The concept of photon wavelength is essential in understanding how light behaves. A photon is a particle representing a quantum of light or electromagnetic radiation. The wavelength of a photon is inversely related to its energy; higher energy photons have shorter wavelengths. Photons travel at the speed of light, and their energy is given by the equation: \[ E = \frac{hc}{\lambda} \]where:

• \(E\) is the energy of the photon,
• \(h\) is Planck's constant,
• \(c\) is the speed of light, and
• \(\lambda\) is the wavelength of the photon.

In the context of the Compton effect, when a photon collides with an electron, its wavelength changes. This shift is a fundamental aspect of understanding photon interactions and energy exchanges.

Scattering Angle

The scattering angle is the angle through which a photon is deflected from its initial path after colliding with a particle, such as an electron. In the analysis of the Compton effect, this deflection leads to a shift in the photon's wavelength. The formula for the Compton wavelength shift includes the scattering angle, \(\theta\). Here’s how the cosine of the scattering angle \(\theta\) influences this shift:

• When \(\theta = 0^{\circ}\), there is no deflection and no wavelength shift occurs.
• As \(\theta\) increases, especially beyond \(90^{\circ}\), the shift becomes more significant.
• At \(\theta = 180^{\circ}\), the shift is at its maximum.

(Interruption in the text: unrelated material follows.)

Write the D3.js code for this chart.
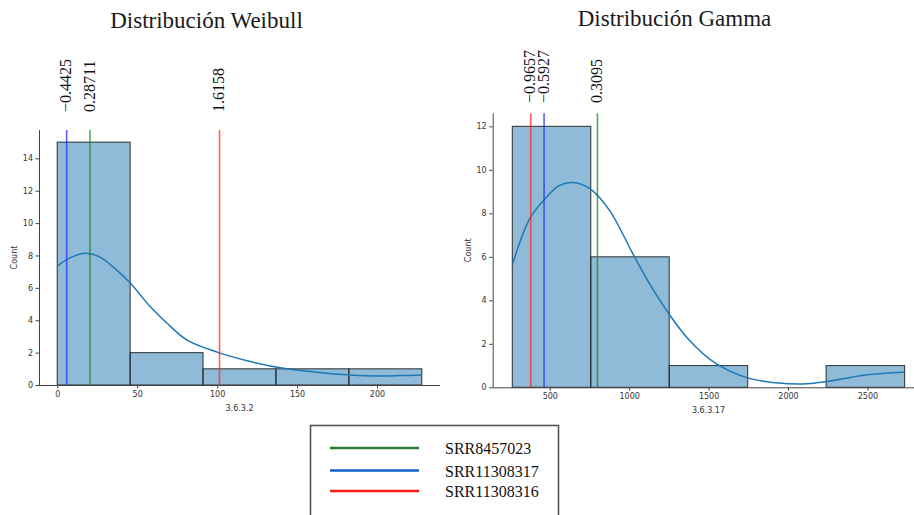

In our example, a scattering angle of \(100.0^{\circ}\) shows that the photon has been significantly deflected, resulting in a noticeable wavelength shift, which is crucial for the calculations in the Compton effect.

Compton Wavelength Shift Equation

The Compton wavelength shift equation is a cornerstone for understanding how photon wavelengths change during scattering. This effect is observable when a photon interacts with a stationary particle like an electron. The equation used to calculate this shift is:\[\Delta \lambda = \frac{h}{m_e c} (1 - \cos \theta)\]where:

• \(\Delta \lambda\) is the change in wavelength,
• \(h\) is Planck's constant,
• \(m_e\) is the electron rest mass,
• \(c\) is the speed of light, and
• \(\theta\) is the scattering angle.

By using this formula, you can predict how much the wavelength of a photon will shift based on the scattering angle. In our exercise, by substituting the values into this formula, we found a wavelength shift of approximately \(2.847\, \mathrm{pm}\). This calculation is essential for determining the information about the incident beam of photons in experiments involving the Compton effect.

Planck's Constant

Planck's constant, denoted as \(h\), is a fundamental constant in physics that plays a vital role in the theory of quantum mechanics. It has a value of approximately \(6.626 \times 10^{-34} \, \mathrm{Js}\). This constant is crucial in the formulas that describe the behavior and properties of photons, especially their energy and wavelength.Here’s how Planck's constant is used:

• In the energy equation: \(E = \frac{hc}{\lambda}\), to link the energy and wavelength of a photon.
• In the Compton wavelength shift equation: \(\Delta \lambda = \frac{h}{m_e c} (1 - \cos \theta)\), where it helps determine the change in wavelength as photons scatter.

Understanding the significance of Planck's constant helps in grasping how energy and wavelength are interconnected in quantum physics. In our specific context, it helps us calculate the precise change in photon wavelength as predicted by the Compton effect.